Restore 1.0 as the default for everyone. The config knob stays — users on
emulators where the per-second redraw fights auto-scroll (#48309) can set
display.cli_refresh_interval: 0 to opt out.
- _guard_named_profile_under_multiplexer: when the default gateway is running
with gateway.multiplex_profiles=on, a named-profile 'hermes gateway run' hard
-errors (pointing at the multiplexer) instead of double-binding that
profile's platforms. Inert unless all hold: this invocation is a named
profile, a default-profile gateway is alive, and its config has multiplexing
on. --force overrides. Wired into run_gateway's guard chain.
- write_runtime_status gains served_profiles: the secondary-adapter startup
records [active] + multiplexed profiles into runtime_status.json so
'hermes status' can show per-profile coverage without a second probe. Absent
for single-profile gateways.
Tests: served_profiles round-trips and is absent by default; guard is inert for
the default profile / under --force / when no default gateway is running.

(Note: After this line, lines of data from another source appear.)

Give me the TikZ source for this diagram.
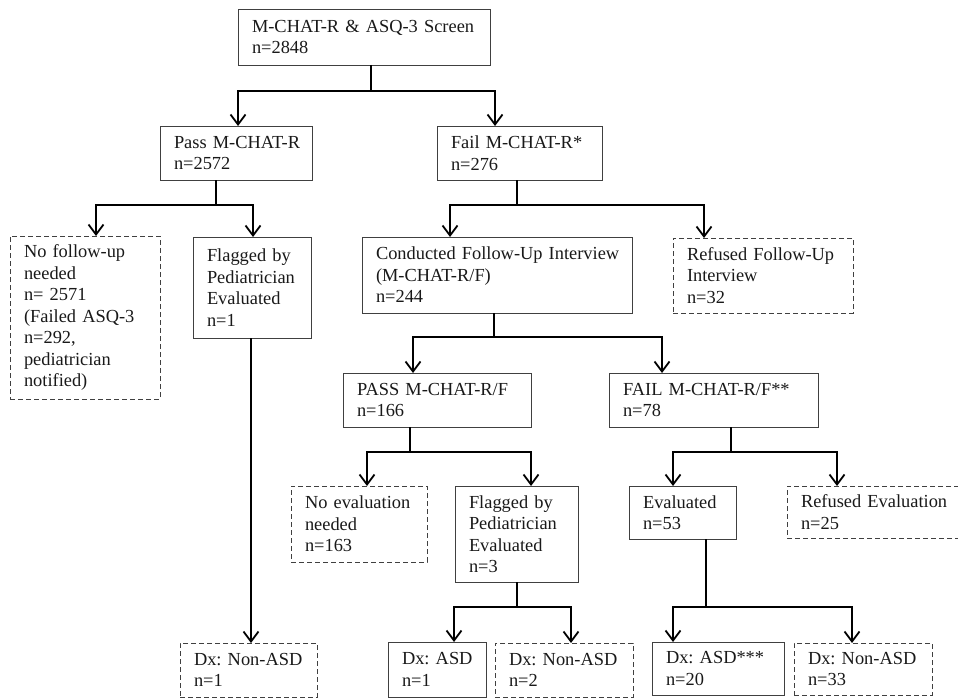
\documentclass[tikz,border=0pt]{standalone}
\usepackage{fontspec}
\setmainfont{Liberation Serif}
\usetikzlibrary{arrows.meta}

\tikzset{
  % solid and dashed boxes, text set flush left
  box/.style={draw=black!75, line width=0.9pt, anchor=north west, align=left,
    inner xsep=14pt, inner ysep=0pt, outer sep=0pt, text=black!90,
    font=\fontsize{18.4}{21.5}\selectfont\frenchspacing},
  dashbox/.style={box, dash pattern=on 5pt off 3pt},
  % connectors
  link/.style={line width=2pt, black},
  flow/.style={link, -{Straight Barb[length=10pt, width=15pt, line width=1.8pt]}}
}

\begin{document}
\begin{tikzpicture}[x=1pt, y=-1pt]
        % fix the size of the page
        \useasboundingbox (0,0) rectangle (958,698);

        % screening
        \node[box, minimum width=252, minimum height=56, text width=224] (screen) at (238,9)
            {\mbox{M-CHAT-R \& ASQ-3 Screen}\\n=2848};

        % first split
        \node[box, minimum width=152, minimum height=54, text width=124] (pass) at (160,126)
            {\mbox{Pass M-CHAT-R}\\n=2572};
        \node[box, minimum width=165, minimum height=54, text width=137] (fail) at (437,126)
            {\mbox{Fail M-CHAT-R*}\\n=276};

        % below pass
        \node[dashbox, minimum width=150, minimum height=163, text width=122] (nofollow) at (10,236)
            {No follow-up\\needed\\n= 2571\\\mbox{(Failed ASQ-3}\\n=292,\\pediatrician\\notified)};
        \node[box, minimum width=118, minimum height=101, text width=90] (flagged) at (193,237)
            {Flagged by\\Pediatrician\\Evaluated\\n=1};

        % below fail
        \node[box, minimum width=270, minimum height=76, text width=242] (interview) at (362,237)
            {\mbox{Conducted Follow-Up Interview}\\(M-CHAT-R/F)\\n=244};
        \node[dashbox, minimum width=180, minimum height=75, text width=152] (refusedfu) at (673,238)
            {\mbox{Refused Follow-Up}\\Interview\\n=32};

        % follow-up interview result
        \node[box, minimum width=188, minimum height=54, text width=160] (passrf) at (343,373)
            {\mbox{PASS M-CHAT-R/F}\\n=166};
        \node[box, minimum width=209, minimum height=54, text width=181] (failrf) at (609,373)
            {\mbox{FAIL M-CHAT-R/F**}\\n=78};

        % evaluation
        \node[dashbox, minimum width=136, minimum height=76, text width=108] (noeval) at (291,486)
            {\mbox{No evaluation}\\needed\\n=163};
        \node[box, minimum width=123, minimum height=96, text width=95] (flagged2) at (455,486)
            {Flagged by\\Pediatrician\\Evaluated\\n=3};
        \node[box, minimum width=107, minimum height=53, text width=79] (evaluated) at (629,486)
            {Evaluated\\n=53};
        \node[dashbox, minimum width=180, minimum height=52, text width=152] (refusedev) at (787,486)
            {\mbox{Refused Evaluation}\\n=25};

        % diagnoses
        \node[dashbox, minimum width=137, minimum height=54, text width=109] (dxnon1) at (180,643)
            {\mbox{Dx: Non-ASD}\\n=1};
        \node[box, minimum width=98, minimum height=55, text width=70] (dxasd1) at (388,642)
            {\mbox{Dx: ASD}\\n=1};
        \node[dashbox, minimum width=138, minimum height=54, text width=110] (dxnon2) at (495,643)
            {\mbox{Dx: Non-ASD}\\n=2};
        \node[box, minimum width=132, minimum height=53, text width=104] (dxasd20) at (652,642)
            {\mbox{Dx: ASD***}\\n=20};
        \node[dashbox, minimum width=138, minimum height=52, text width=110] (dxnon3) at (794,643)
            {\mbox{Dx: Non-ASD}\\n=33};

        % connectors: drop from the parent, then bar and arrows to the children
        \draw[link] ([xshift=7pt]screen.south) -- ++(0,26) coordinate (j1);
        \draw[flow] (j1) -| ([xshift=2pt]pass.north);
        \draw[flow] (j1) -| ([xshift=-24.5pt]fail.north);

        \draw[link] ([xshift=-20pt]pass.south) -- ++(0,25) coordinate (j2);
        \draw[flow] (j2) -| ([xshift=11pt]nofollow.north);
        \draw[flow] (j2) -| ([xshift=1pt]flagged.north);

        \draw[link] ([xshift=-2.5pt]fail.south) -- ++(0,25) coordinate (j3);
        \draw[flow] (j3) -| ([xshift=-47pt]interview.north);
        \draw[flow] (j3) -| ([xshift=-59pt]refusedfu.north);

        % long drop on the left
        \draw[flow] ([xshift=-1pt]flagged.south) -- ([xshift=-1pt]flagged.south |- dxnon1.north);

        \draw[link] ([xshift=-3pt]interview.south) -- ++(0,24) coordinate (j4);
        \draw[flow] (j4) -| ([xshift=-24pt]passrf.north);
        \draw[flow] (j4) -| ([xshift=-51.5pt]failrf.north);

        \draw[link] ([xshift=-27pt]passrf.south) -- ++(0,25) coordinate (j5);
        \draw[flow] (j5) -| ([xshift=8pt]noeval.north);
        \draw[flow] (j5) -| ([xshift=14.5pt]flagged2.north);

        \draw[link] ([xshift=17.5pt]failrf.south) -- ++(0,25) coordinate (j6);
        \draw[flow] (j6) -| ([xshift=-9.5pt]evaluated.north);
        \draw[flow] (j6) -| ([xshift=-40pt]refusedev.north);

        \draw[link] ([xshift=0.5pt]flagged2.south) -- ++(0,25) coordinate (j7);
        \draw[flow] (j7) -| ([xshift=17pt]dxasd1.north);
        \draw[flow] (j7) -| ([xshift=7pt]dxnon2.north);

        \draw[link] ([xshift=23.5pt]evaluated.south) -- ++(0,68) coordinate (j8);
        \draw[flow] (j8) -| ([xshift=-45pt]dxasd20.north);
        \draw[flow] (j8) -| ([xshift=-11pt]dxnon3.north);
\end{tikzpicture}
\end{document}
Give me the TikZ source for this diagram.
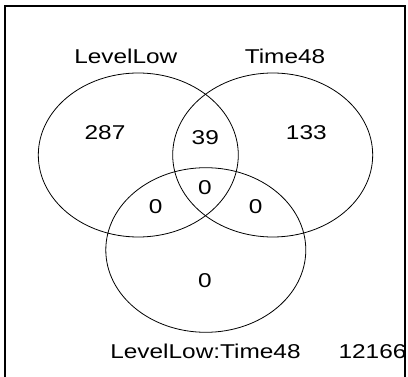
\documentclass[tikz,border=0pt]{standalone}
\usepackage{fontspec}
\setmainfont{Liberation Sans}
\usepackage{graphicx}
\begin{document}
\begin{tikzpicture}[x=1pt,y=-1pt,
  lbl/.style={inner sep=0pt, anchor=base, font=\fontsize{20}{24}\selectfont},
  set/.style={draw=black, line width=0.8pt}]
\useasboundingbox (0,0) rectangle (408,377);
\coordinate (fbl) at (5,377);
\coordinate (ftl) at (5,6);
\coordinate (ftr) at (405,6);
\coordinate (fbr) at (405,377);
\draw[line width=1.1pt] (fbl) -- (ftl) -- (ftr) -- (fbr);
\draw[set] (138.3,155) ellipse [x radius=100, y radius=82];
\draw[set] (272.7,155) ellipse [x radius=100, y radius=82];
\draw[set] (205.8,250) ellipse [x radius=100, y radius=82.3];
\node[lbl] (la) at (125.8,64) {\scalebox{1.22}[1]{LevelLow}};
\node[lbl] (lb) at (285,64) {\scalebox{1.22}[1]{Time48}};
\node[lbl] (lc) at (205.5,358.3) {\scalebox{1.22}[1]{LevelLow:Time48}};
\node[lbl] (n0) at (372.5,358.3) {\scalebox{1.22}[1]{12166}};
\node[lbl] (na) at (105,140) {\scalebox{1.22}[1]{287}};
\node[lbl] (nb) at (306.3,140) {\scalebox{1.22}[1]{133}};
\node[lbl] (nab) at (205.3,145) {\scalebox{1.22}[1]{39}};
\node[lbl] (nabc) at (205,195) {\scalebox{1.22}[1]{0}};
\node[lbl] (nac) at (155.7,214) {\scalebox{1.22}[1]{0}};
\node[lbl] (nbc) at (255.7,214) {\scalebox{1.22}[1]{0}};
\node[lbl] (nc) at (205,287.7) {\scalebox{1.22}[1]{0}};
\end{tikzpicture}
\end{document}
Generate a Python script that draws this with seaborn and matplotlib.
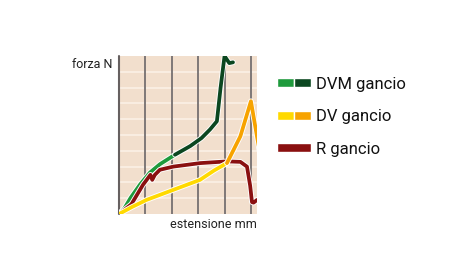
import matplotlib
matplotlib.use("Agg")
import matplotlib.pyplot as plt
import matplotlib.patheffects as pe
from matplotlib.patches import Patch
from matplotlib.legend_handler import HandlerTuple
import seaborn as sns
import pandas as pd

# ---- data (x in grid units, y in grid units) ----
dvm_light_x = [0.0, 0.2, 0.45, 0.79, 1.17, 1.55, 2.12]
dvm_light_y = [0.0, 0.35, 1.05, 1.85, 2.62, 3.15, 3.75]
dvm_dark_x = [2.12, 2.70, 3.13, 3.45, 3.71, 3.85, 4.0, 4.1, 4.18, 4.32]
dvm_dark_y = [3.75, 4.30, 4.81, 5.35, 5.87, 8.0, 10.0, 9.75, 9.55, 9.6]

dv_light_x = [0.0, 0.5, 1.04, 2.06, 3.07, 3.6, 4.09]
dv_light_y = [0.0, 0.45, 0.89, 1.53, 2.16, 2.75, 3.22]
dv_orange_x = [4.09, 4.6, 5.0, 5.23, 5.35]
dv_orange_y = [3.22, 4.92, 7.14, 4.9, 3.8]

r_x = [0.0, 0.47, 0.91, 1.19, 1.26, 1.36, 1.55, 2.06, 3.07, 4.09, 4.6, 4.85, 4.97, 5.04, 5.1, 5.23]
r_y = [0.0, 0.62, 1.85, 2.48, 2.16, 2.48, 2.80, 3.00, 3.22, 3.33, 3.30, 3.0, 1.8, 0.75, 0.72, 0.89]

legend_labels = ["DVM gancio", "DV gancio", "R gancio"]
x_label = "estensione mm"
y_label = "forza N"

# ---- styling ----
C_LGREEN = "#1e9a3c"
C_DGREEN = "#0b4720"
C_YELLOW = "#ffd900"
C_ORANGE = "#f7a300"
C_RED = "#8a1010"
BG = "#f2dfcd"
FONT = ["Roboto", "DejaVu Sans"]

sns.set_style("white")
plt.rcParams["font.family"] = FONT

fig = plt.figure(figsize=(4.5, 2.65), dpi=100)
ax = fig.add_axes([119 / 450, 1 - 214 / 265, (257 - 119) / 450, (214 - 56) / 265])
ax.set_facecolor(BG)
ax.set_xlim(0, 5.23)
ax.set_ylim(0, 10)

# grid
for yv in range(1, 10):
    ax.axhline(yv, color="#fcf2e8", lw=1.1, zorder=1)
for xv in range(1, 6):
    ax.axvline(xv, color="#757070", lw=1.3, zorder=2)
ax.axvline(0, color="#666060", lw=1.5, zorder=2, clip_on=False)

for s in ax.spines.values():
    s.set_visible(False)
ax.set_xticks([])
ax.set_yticks([])

outline = [pe.Stroke(linewidth=4.0, foreground="white"), pe.Normal()]

def draw(xs, ys, color, z):
    df = pd.DataFrame({"x": xs, "y": ys})
    sns.lineplot(data=df, x="x", y="y", sort=False, estimator=None, color=color,
                 lw=2.7, ax=ax, zorder=z, path_effects=outline,
                 solid_capstyle="round", solid_joinstyle="round")

draw(r_x, r_y, C_RED, 4)
draw(dv_light_x, dv_light_y, C_YELLOW, 6)
draw(dv_orange_x, dv_orange_y, C_ORANGE, 6)
draw(dvm_light_x, dvm_light_y, C_LGREEN, 3)
draw(dvm_dark_x, dvm_dark_y, C_DGREEN, 5)
ax.set_xlabel("")
ax.set_ylabel("")

# axis texts
fig.text(112 / 450, 1 - 65 / 265, y_label, ha="right", va="center", fontsize=9, color="#222222")
fig.text(257 / 450, 1 - 225 / 265, x_label, ha="right", va="center", fontsize=9, color="#222222")

# legend
handles = [
    (Patch(facecolor=C_LGREEN), Patch(facecolor=C_DGREEN)),
    (Patch(facecolor=C_YELLOW), Patch(facecolor=C_ORANGE)),
    Patch(facecolor=C_RED),
]
leg = fig.legend(handles, legend_labels, handler_map={tuple: HandlerTuple(ndivide=None, pad=0)},
                 loc="upper left", bbox_to_anchor=(270 / 450, 1 - 70 / 265),
                 frameon=False, fontsize=12, handlelength=2.05, handleheight=0.45,
                 handletextpad=0.3, labelspacing=1.05, borderaxespad=0)
for t in leg.get_texts():
    t.set_color("#111111")

fig.savefig("out.png", dpi=100, facecolor="white")
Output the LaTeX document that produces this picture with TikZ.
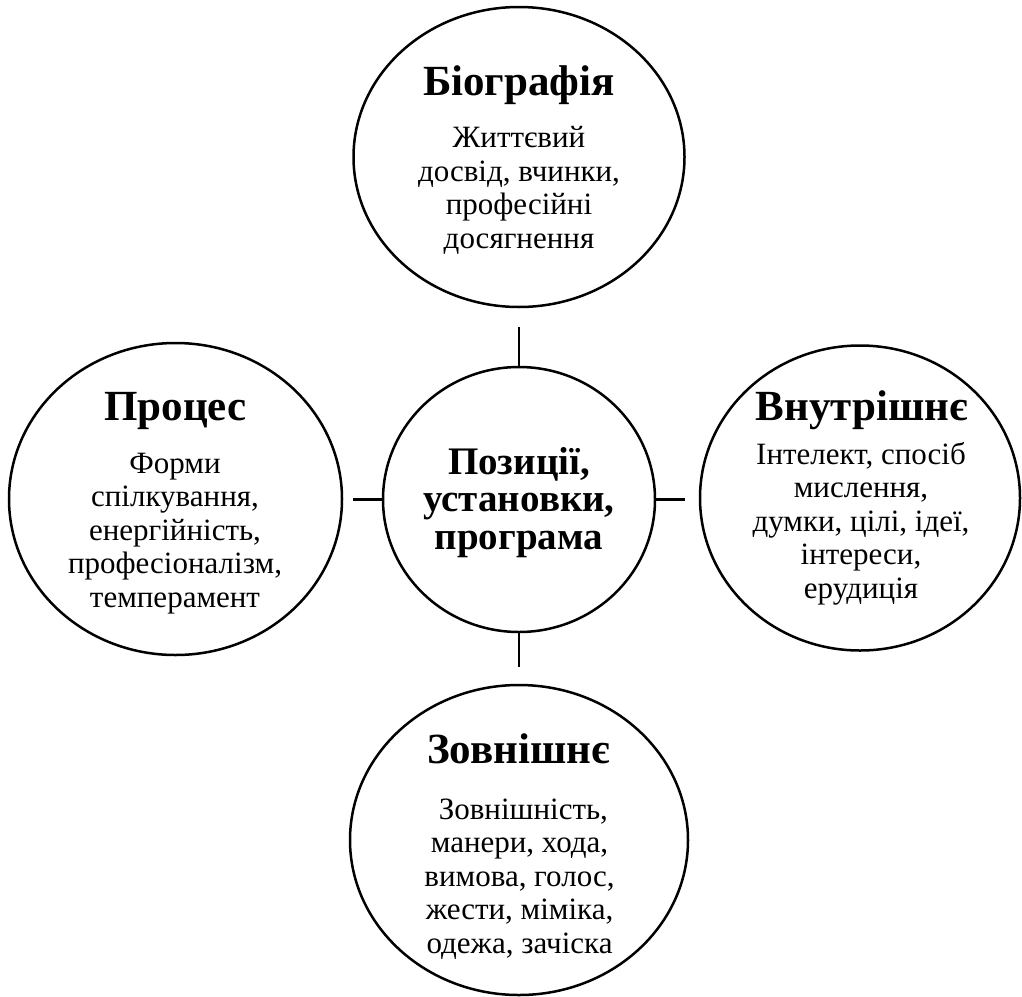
\documentclass[tikz,border=0pt]{standalone}
\usepackage{fontspec}
\setmainfont{Liberation Serif}
\usetikzlibrary{shapes.geometric}
\tikzset{
  bubble/.style={ellipse, draw, line width=2.5pt, inner sep=0pt, outer sep=0pt},
  link/.style={line width=2.5pt},
  ttl/.style={font=\fontsize{43}{46}\selectfont\bfseries, anchor=base, inner sep=0pt},
  body/.style={font=\fontsize{31}{33.5}\selectfont, align=center, anchor=base, inner sep=0pt},
  core/.style={font=\fontsize{39}{37.5}\selectfont\bfseries, align=center, anchor=base, inner sep=0pt}
}
\begin{document}
\begin{tikzpicture}[x=1pt,y=-1pt]
\useasboundingbox (0,0) rectangle (1022,996);
% ellipses
\node[bubble, minimum width=331pt, minimum height=300pt] (bio) at (519,157) {};
\node[bubble, minimum width=333pt, minimum height=312pt] (proc) at (175.5,499) {};
\node[bubble, minimum width=320pt, minimum height=305pt] (vnut) at (860,498) {};
\node[bubble, minimum width=338pt, minimum height=310pt] (zovn) at (519,840) {};
\node[bubble, minimum width=272pt, minimum height=265pt] (cen) at (519,499.5) {};
% connectors
\coordinate (ct) at (519,327);
\coordinate (cl) at (353,499.5);
\coordinate (cr) at (685,499.5);
\coordinate (cb) at (519,667);
\draw[link] (cen.north) -- (ct);
\draw[link] (cen.west) -- (cl);
\draw[link] (cen.east) -- (cr);
\draw[link] (cen.south) -- (cb);
% texts
\node[ttl] (biot) at (519,95) {Біографія};
\node[body] (biob) at (519,248) {Життєвий\\досвід, вчинки,\\професійні\\досягнення};
\node[ttl] (proct) at (175.5,420) {Процес};
\node[body] (procb) at (175,607) {Форми\\спілкування,\\енергійність,\\професіоналізм,\\темперамент};
\node[ttl] (vnutt) at (862,420) {Внутрішнє};
\node[body] (vnutb) at (861,598) {Інтелект, спосіб\\мислення,\\думки, цілі, ідеї,\\інтереси,\\ерудиція};
\node[ttl] (zovnt) at (518.5,763) {Зовнішнє};
\node[body] (zovnb) at (519.5,953) {\ Зовнішність,\\манери, хода,\\вимова, голос,\\жести, міміка,\\одежа, зачіска};
\node[core] (cent) at (519,549) {Позиції,\\установки,\\програма};
\end{tikzpicture}
\end{document}
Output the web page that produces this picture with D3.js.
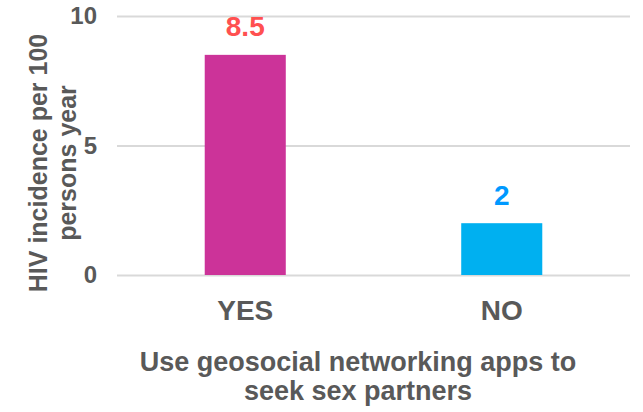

The credential gate. When multiplexing is active, a profile's secrets resolve
from a context-local scope, never the process-global os.environ (which in a
multiplexer may hold another profile's keys, and is inherited by every
subprocess spawned with env=dict(os.environ)).
- agent/secret_scope.py: get_secret() backed by a secret-scope contextvar.
FAIL-CLOSED: when multiplex is active and no scope is installed, an unscoped
read RAISES UnscopedSecretError instead of falling back to os.environ — a
missed/new call site crashes loudly at that line rather than leaking a
cross-profile value. Genuinely-global vars (HERMES_*, PATH, kanban paths,
…) keep reading os.environ via an allowlist. load_env_file/build_profile_
secret_scope parse a profile .env into an isolated dict WITHOUT mutating
os.environ. Off by default => transparent os.getenv behavior.
- hermes_cli/runtime_provider.py: all credential/provider/base-url reads go
through _getenv -> get_secret.
- agent/credential_pool.py: env fallbacks route through get_secret (the
~/.hermes/.env-first preference is preserved and already profile-correct via
the home override).
- tools/mcp_tool.py: MCP config interpolation resolves through
get_secret, so a server's picks up the routed profile's value.
- gateway/run.py: set_multiplex_active() at GatewayRunner init; per-turn .env
reload is a no-op for credentials in multiplex mode (secrets come from the
scope, not global env); _profile_runtime_scope context manager combines the
HERMES_HOME override + secret scope; _run_agent wraps _run_agent_inner in
that scope (resolved via _resolve_profile_home_for_source) when multiplexing.
Propagates into the agent worker thread for free via the existing
copy_context() in _run_in_executor_with_context.
Tests: 13 unit (fail-closed, scope isolation, global allowlist, .env parsing
without environ mutation) + 7 E2E (runtime_provider + MCP interpolation prove
two profiles isolated, unscoped read raises, globals still read environ).
Foundations for serving multiple profiles from one gateway process, inert
when off:
- gateway.multiplex_profiles config flag (default false), round-trips through
GatewayConfig and load_gateway_config (top-level + nested gateway.* form).
- hermes_cli.profiles.profiles_to_serve(multiplex): the single chokepoint for
which (profile, HERMES_HOME) pairs the gateway serves. Lightweight dir scan;
active-profile-only when off, default + all named profiles when on.
- build_session_key gains a profile= namespace slot. Default/None reuse the
historical 'agent:main:...' literal BYTE-IDENTICALLY (no session migration,
positional parsers unaffected); a named profile becomes 'agent:<profile>:...'
so two profiles on the same platform/chat never collide.
- SessionStore._resolve_profile_for_key + _session_key_for_source fallback
resolve the namespace from the flag (legacy when off, active profile when on).
Tests: byte-identical-when-off (parametrized), namespace isolation, positional
layout preserved, config round-trip, profiles_to_serve enumeration.